>> Start

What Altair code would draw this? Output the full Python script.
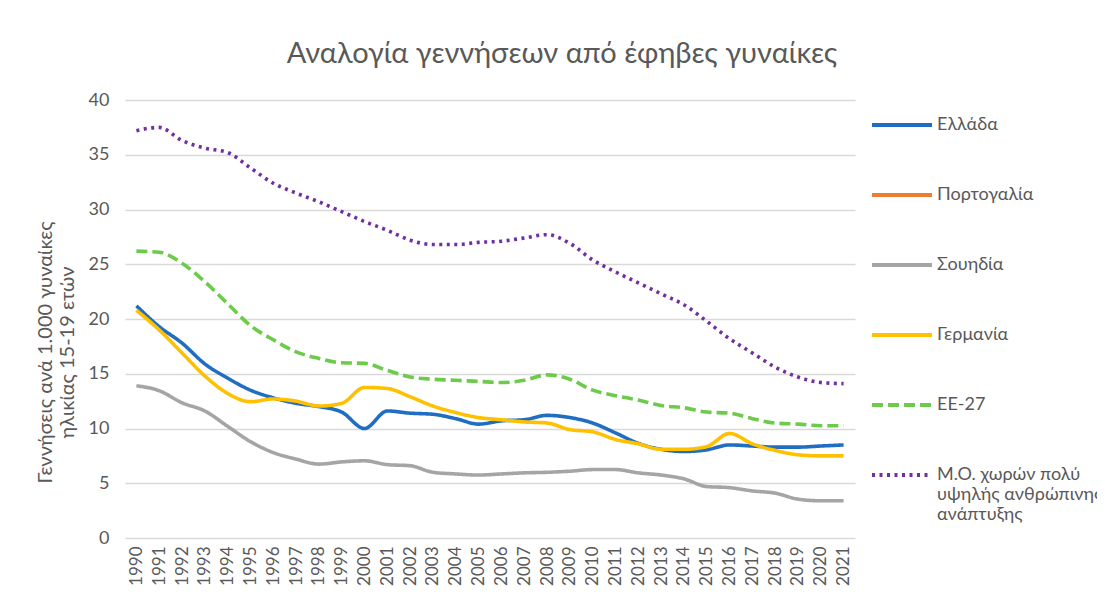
import altair as alt
import pandas as pd

years = list(range(1990, 2022))

greece = [21.2, 19.3, 17.8, 15.9, 14.6, 13.5, 12.8, 12.3, 12.0, 11.5, 10.0, 11.6, 11.4, 11.3, 10.9, 10.4,
          10.7, 10.8, 11.2, 11.0, 10.5, 9.6, 8.65, 8.1, 7.9, 8.05, 8.5, 8.4, 8.3, 8.3, 8.4, 8.5]
sweden = [13.9, 13.45, 12.35, 11.6, 10.2, 8.8, 7.8, 7.2, 6.75, 6.95, 7.05, 6.7, 6.6, 6.0, 5.85, 5.75,
          5.85, 5.95, 6.0, 6.1, 6.25, 6.25, 5.95, 5.75, 5.4, 4.7, 4.6, 4.3, 4.1, 3.55, 3.4, 3.4]
germany = [20.8, 19.0, 16.9, 14.8, 13.2, 12.45, 12.7, 12.5, 12.05, 12.3, 13.75, 13.65, 12.9, 12.05, 11.45, 11.0,
           10.8, 10.6, 10.5, 9.9, 9.7, 9.0, 8.6, 8.1, 8.1, 8.35, 9.55, 8.6, 8.0, 7.6, 7.5, 7.5]
eu27 = [26.2, 26.1, 25.1, 23.4, 21.4, 19.4, 18.1, 17.0, 16.4, 16.0, 15.95, 15.3, 14.7, 14.5, 14.4, 14.3,
        14.2, 14.4, 14.9, 14.5, 13.5, 13.0, 12.6, 12.1, 11.9, 11.5, 11.4, 10.9, 10.5, 10.4, 10.25, 10.25]
vhhd = [37.2, 37.5, 36.3, 35.6, 35.2, 33.8, 32.4, 31.5, 30.7, 29.8, 28.9, 28.1, 27.2, 26.8, 26.8, 27.0,
        27.1, 27.4, 27.7, 26.9, 25.4, 24.3, 23.3, 22.3, 21.3, 19.8, 18.2, 16.9, 15.6, 14.7, 14.2, 14.1]

series_names = ["Ελλάδα", "Πορτογαλία", "Σουηδία", "Γερμανία", "ΕΕ-27",
                "Μ.Ο. χωρών πολύ υψηλής ανθρώπινης ανάπτυξης"]
series_colors = ["#1F6EC1", "#ED7D31", "#A5A5A5", "#FFC000", "#6CCB4A", "#7030A0"]
series_dash = [[1, 0], [1, 0], [1, 0], [1, 0], [11, 5], [3, 4.5]]

values = {
    "Ελλάδα": greece,
    "Σουηδία": sweden,
    "Γερμανία": germany,
    "ΕΕ-27": eu27,
    "Μ.Ο. χωρών πολύ υψηλής ανθρώπινης ανάπτυξης": vhhd,
}

rows = []
for name, vals in values.items():
    for y, v in zip(years, vals):
        rows.append({"year": str(y), "value": v, "series": name})
df = pd.DataFrame(rows)

txt = "#595959"
font = "Lato"
last = series_names[-1]

legend = alt.Legend(
    title=None,
    orient="none",
    legendX=745,
    legendY=-7,
    symbolType="stroke",
    symbolSize=3600,
    symbolStrokeWidth=3.8,
    rowPadding=29,
    labelFontSize=18,
    labelColor=txt,
    labelFont=font,
    labelLimit=400,
    labelOffset=3,
    labelExpr=f"datum.label == '{last}' ? ['Μ.Ο. χωρών πολύ', 'υψηλής ανθρώπινης', 'ανάπτυξης'] : datum.label",
)

chart = alt.Chart(df).mark_line(strokeWidth=3.6, interpolate="monotone").encode(
    x=alt.X("year:O", title=None,
            axis=alt.Axis(labelAngle=-90, labelFontSize=17, labelColor=txt, labelFont=font,
                          ticks=False, domain=False, labelPadding=8)),
    y=alt.Y("value:Q", title=["Γεννήσεις ανά 1.000 γυναίκες", "ηλικίας 15-19 ετών"],
            scale=alt.Scale(domain=[0, 40]),
            axis=alt.Axis(values=[0, 5, 10, 15, 20, 25, 30, 35, 40], ticks=False, domain=False,
                          gridColor="#D9D9D9", gridWidth=1.3, labelFontSize=18, labelColor=txt,
                          labelFont=font, labelPadding=16,
                          titleFontSize=20, titleColor=txt, titleFont=font, titleFontWeight="normal",
                          titleX=-80, titleY=252, titleBaseline="middle", titleAngle=-90)),
    color=alt.Color("series:N", scale=alt.Scale(domain=series_names, range=series_colors), legend=legend),
    strokeDash=alt.StrokeDash("series:N", scale=alt.Scale(domain=series_names, range=series_dash), legend=legend),
).properties(
    width=730,
    height=438,
    title=alt.TitleParams("Αναλογία γεννήσεων από έφηβες γυναίκες", fontSize=29, color=txt, font=font,
                          fontWeight="normal", anchor="middle", dx=72, offset=22),
    autosize=alt.AutoSizeParams(type="none"),
    padding={"left": 117, "top": 92, "right": 242, "bottom": 62},
).configure_view(stroke=None)

chart.save("out.html", embed_options={"renderer": "svg", "actions": False})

>> End

Repeat exactly and only the lines from the start of the data above through the line that holds "years = list(range(1990, 2022))", inclusive. Pictures do not belong in the copy.

§ Solution for this task:
What Altair code would draw this? Output the full Python script.
import altair as alt
import pandas as pd

years = list(range(1990, 2022))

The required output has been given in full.